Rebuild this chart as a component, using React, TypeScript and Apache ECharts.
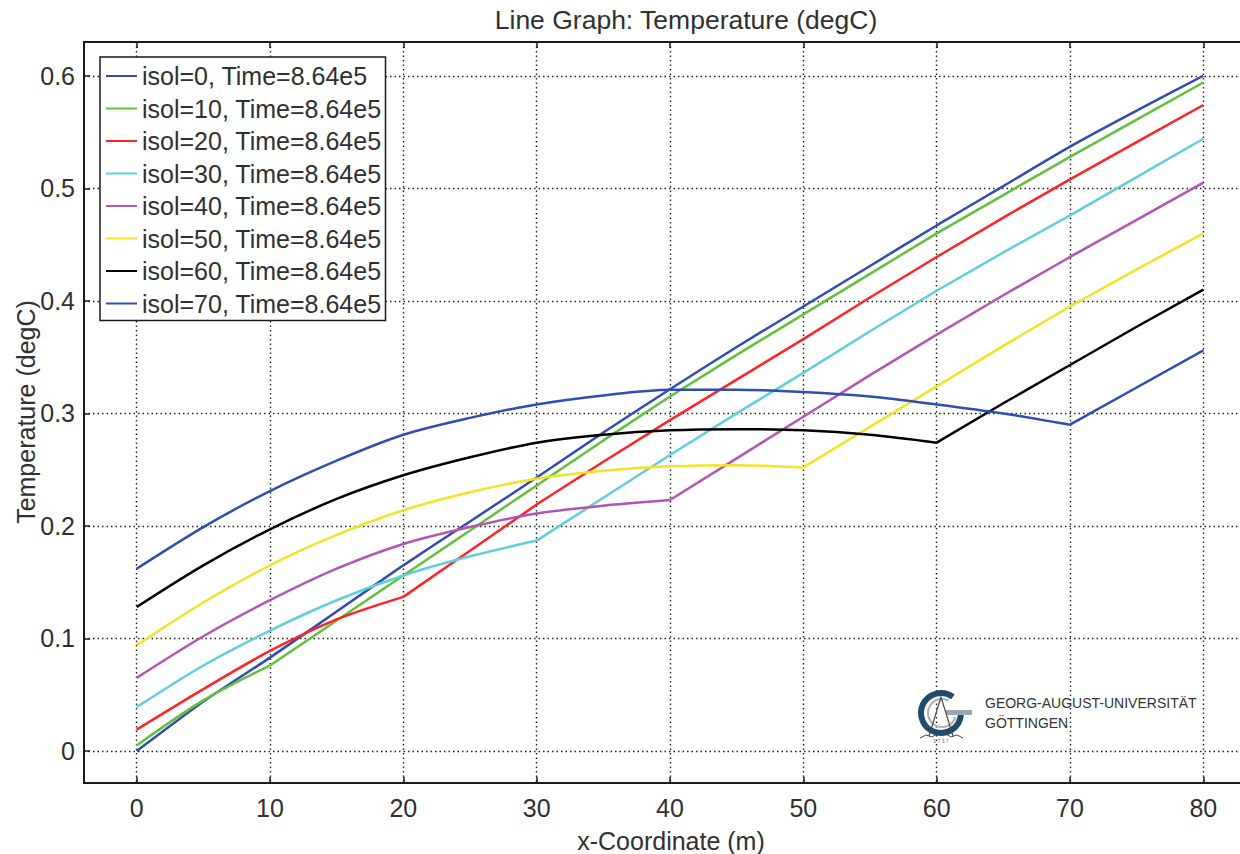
import React, { useEffect, useRef } from "react";
import * as echarts from "echarts";

const xs = [0, 5, 10, 15, 20, 25, 30, 35, 40, 45, 50, 55, 60, 65, 70, 75, 80];
const isol0 = [0.0, 0.044, 0.083, 0.124, 0.165, 0.204, 0.243, 0.283, 0.3215, 0.359, 0.395, 0.431, 0.467, 0.502, 0.537, 0.569, 0.6];
const isol10 = [0.005, 0.045, 0.076, 0.116, 0.156, 0.196, 0.236, 0.276, 0.315, 0.352, 0.388, 0.424, 0.46, 0.494, 0.528, 0.561, 0.594];
const isol20 = [0.019, 0.055, 0.089, 0.117, 0.137, 0.178, 0.219, 0.257, 0.294, 0.33, 0.366, 0.403, 0.439, 0.474, 0.508, 0.541, 0.574];
const isol30 = [0.039, 0.076, 0.107, 0.134, 0.156, 0.173, 0.187, 0.225, 0.263, 0.3, 0.336, 0.373, 0.409, 0.443, 0.476, 0.51, 0.544];
const isol40 = [0.065, 0.102, 0.134, 0.162, 0.184, 0.199, 0.211, 0.218, 0.223, 0.26, 0.297, 0.334, 0.37, 0.405, 0.439, 0.472, 0.505];
const isol50 = [0.094, 0.132, 0.165, 0.192, 0.214, 0.23, 0.242, 0.249, 0.253, 0.254, 0.252, 0.288, 0.324, 0.36, 0.395, 0.428, 0.46];
const isol60 = [0.128, 0.165, 0.197, 0.224, 0.245, 0.261, 0.274, 0.281, 0.285, 0.286, 0.285, 0.281, 0.274, 0.309, 0.343, 0.377, 0.41];
const isol70 = [0.162, 0.199, 0.231, 0.258, 0.281, 0.296, 0.308, 0.316, 0.321, 0.321, 0.319, 0.315, 0.308, 0.3, 0.29, 0.323, 0.356];

const isolPositions = [0, 10, 20, 30, 40, 50, 60, 70];
const seriesNames = [
  "isol=0, Time=8.64e5",
  "isol=10, Time=8.64e5",
  "isol=20, Time=8.64e5",
  "isol=30, Time=8.64e5",
  "isol=40, Time=8.64e5",
  "isol=50, Time=8.64e5",
  "isol=60, Time=8.64e5",
  "isol=70, Time=8.64e5",
];
const seriesValues = [isol0, isol10, isol20, isol30, isol40, isol50, isol60, isol70];
const seriesColors = ["#2f4db3", "#62c03c", "#ff2424", "#5fcfdc", "#b455b4", "#f2e324", "#000000", "#2f4db3"];

const xTicks = [0, 10, 20, 30, 40, 50, 60, 70, 80];
const yTicks = [0, 0.1, 0.2, 0.3, 0.4, 0.5, 0.6];

const FONT = "'Liberation Sans', Arial, Helvetica, sans-serif";
const TXT = "#303030";

export default function App() {
  const ref = useRef<HTMLDivElement>(null);
  useEffect(() => {
    if (!ref.current) return;
    const chart = echarts.init(ref.current, undefined, { renderer: "svg" });
    const axisLine = { show: true, onZero: false, lineStyle: { color: "#1a1a1a", width: 2 } };
    const gridLine = { show: true, lineStyle: { color: "#222", width: 1.4, type: [1.5, 3] } };
    const tick = (vals: number[]) => ({
      show: true,
      inside: true,
      length: 6,
      customValues: vals,
      lineStyle: { color: "#1a1a1a", width: 1.5 },
    });

    const series: any[] = [];
    seriesNames.forEach((name, k) => {
      const pts = xs.map((x, i) => [x, seriesValues[k][i]]);
      const iso = isolPositions[k];
      const curved = pts.filter((p) => p[0] <= iso);
      const straight = pts.filter((p) => p[0] >= iso);
      if (curved.length > 1) {
        series.push({
          name,
          type: "line",
          symbol: "none",
          showSymbol: false,
          smooth: 0.3,
          color: seriesColors[k],
          lineStyle: { color: seriesColors[k], width: 2.5 },
          data: curved,
        });
      }
      series.push({
        name,
        type: "line",
        symbol: "none",
        showSymbol: false,
        smooth: k === 0 ? 0.2 : false,
        color: seriesColors[k],
        lineStyle: { color: seriesColors[k], width: 2.5 },
        data: straight,
      });
    });

    const option: any = {
      animation: false,
      backgroundColor: "#ffffff",
      grid: { left: 84, right: 0, top: 42, bottom: 71 },
      xAxis: [
        {
          type: "value",
          min: -3.95,
          max: 82.75,
          position: "bottom",
          axisLine,
          axisTick: tick(xTicks),
          axisLabel: { customValues: xTicks, margin: 12, fontSize: 25, color: TXT, fontFamily: FONT },
          splitLine: gridLine,
        },
        {
          type: "value",
          min: -3.95,
          max: 82.75,
          position: "top",
          axisLine,
          axisTick: tick(xTicks),
          axisLabel: { show: false },
          splitLine: { show: false },
        },
      ],
      yAxis: {
        type: "value",
        min: -0.0284,
        max: 0.63,
        axisLine,
        axisTick: tick(yTicks),
        axisLabel: {
          customValues: yTicks,
          margin: 9,
          fontSize: 25,
          color: TXT,
          fontFamily: FONT,
          formatter: (v: number) => (v === 0 ? "0" : String(Math.round(v * 10) / 10)),
        },
        splitLine: gridLine,
      },
      legend: {
        data: seriesNames,
        orient: "vertical",
        left: 100,
        top: 57,
        icon: "rect",
        itemWidth: 31,
        itemHeight: 2,
        itemGap: 4.5,
        padding: [5, 4, 3, 6],
        borderColor: "#1a1a1a",
        borderWidth: 1.5,
        backgroundColor: "#ffffff",
        selectedMode: false,
        textStyle: { fontSize: 25, color: TXT, fontFamily: FONT, lineHeight: 28 },
      },
      series,
      graphic: [
        {
          type: "text",
          x: 686,
          y: 20,
          style: { text: "Line Graph: Temperature (degC)", font: `26.5px ${FONT}`, fill: TXT, align: "center", verticalAlign: "middle" },
        },
        {
          type: "text",
          x: 671,
          y: 841,
          style: { text: "x-Coordinate (m)", font: `25px ${FONT}`, fill: TXT, align: "center", verticalAlign: "middle" },
        },
        {
          type: "text",
          x: 26,
          y: 412,
          rotation: Math.PI / 2,
          style: { text: "Temperature (degC)", font: `25px ${FONT}`, fill: TXT, align: "center", verticalAlign: "middle" },
        },
        // university logo
        {
          type: "arc",
          shape: { cx: 941, cy: 713, r: 20, startAngle: 0.1, endAngle: 5.35, clockwise: true },
          style: { stroke: "#1f4b6e", lineWidth: 6, fill: "none" },
          z: 10,
        },
        {
          type: "arc",
          shape: { cx: 942, cy: 713, r: 14, startAngle: 0.3, endAngle: 5.2, clockwise: true },
          style: { stroke: "#a7b2bc", lineWidth: 2, fill: "none" },
          z: 10,
        },
        {
          type: "rect",
          shape: { x: 946, y: 710, width: 26, height: 5 },
          style: { fill: "#9aa6b1" },
          z: 10,
        },
        {
          type: "polyline",
          shape: { points: [[929, 736], [941, 697], [953, 736]] },
          style: { stroke: "#4a4a4a", lineWidth: 1.2, fill: "none" },
          z: 11,
        },
        {
          type: "polyline",
          shape: { points: [[920, 738], [926, 735], [932, 737], [937, 734]] },
          style: { stroke: "#4a4a4a", lineWidth: 1, fill: "none" },
          z: 11,
        },
        {
          type: "polyline",
          shape: { points: [[946, 734], [951, 737], [957, 735], [963, 738]] },
          style: { stroke: "#4a4a4a", lineWidth: 1, fill: "none" },
          z: 11,
        },
        {
          type: "text",
          x: 941,
          y: 741,
          style: { text: "1 7 3 7", font: `5px ${FONT}`, fill: "#666", align: "center", verticalAlign: "middle" },
          z: 11,
        },
        {
          type: "text",
          x: 985,
          y: 703,
          style: { text: "GEORG-AUGUST-UNIVERSITÄT", font: `14px ${FONT}`, fill: "#333", align: "left", verticalAlign: "middle" },
          z: 11,
        },
        {
          type: "text",
          x: 985,
          y: 723,
          style: { text: "GÖTTINGEN", font: `14px ${FONT}`, fill: "#333", align: "left", verticalAlign: "middle" },
          z: 11,
        },
      ],
    };
    chart.setOption(option);
    return () => chart.dispose();
  }, []);
  return <div ref={ref} style={{ position: "fixed", left: 0, top: 0, width: 1240, height: 854 }} />;
}
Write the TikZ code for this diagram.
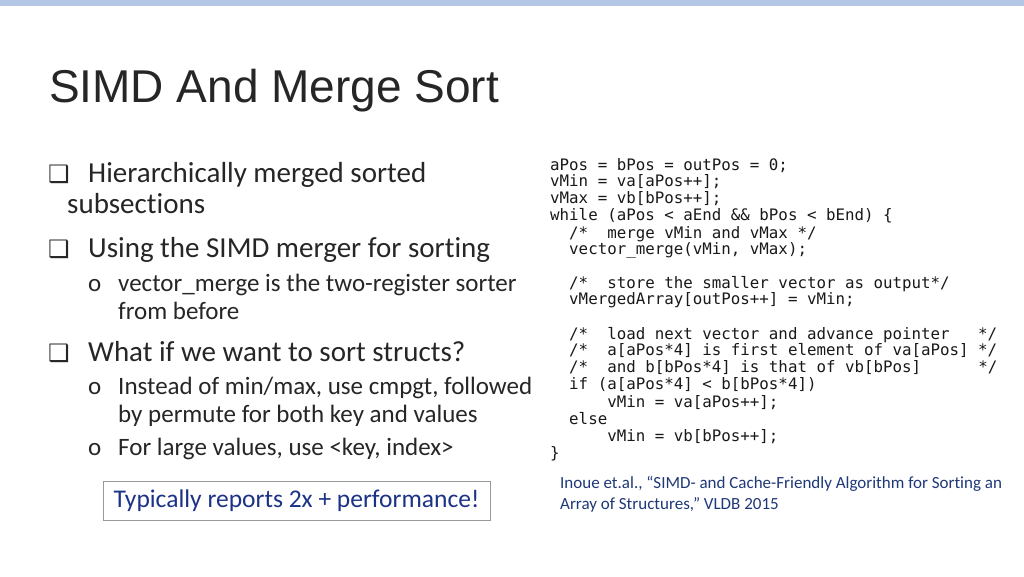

__Work required__:
Pictures excluded, repeat the records exactly from their opening line through the line containing "import * as".

__Complete answer__:
Rebuild this chart as a component, using React, TypeScript and Apache ECharts.
import React, { useEffect, useRef } from "react";
import * as echarts from "echarts";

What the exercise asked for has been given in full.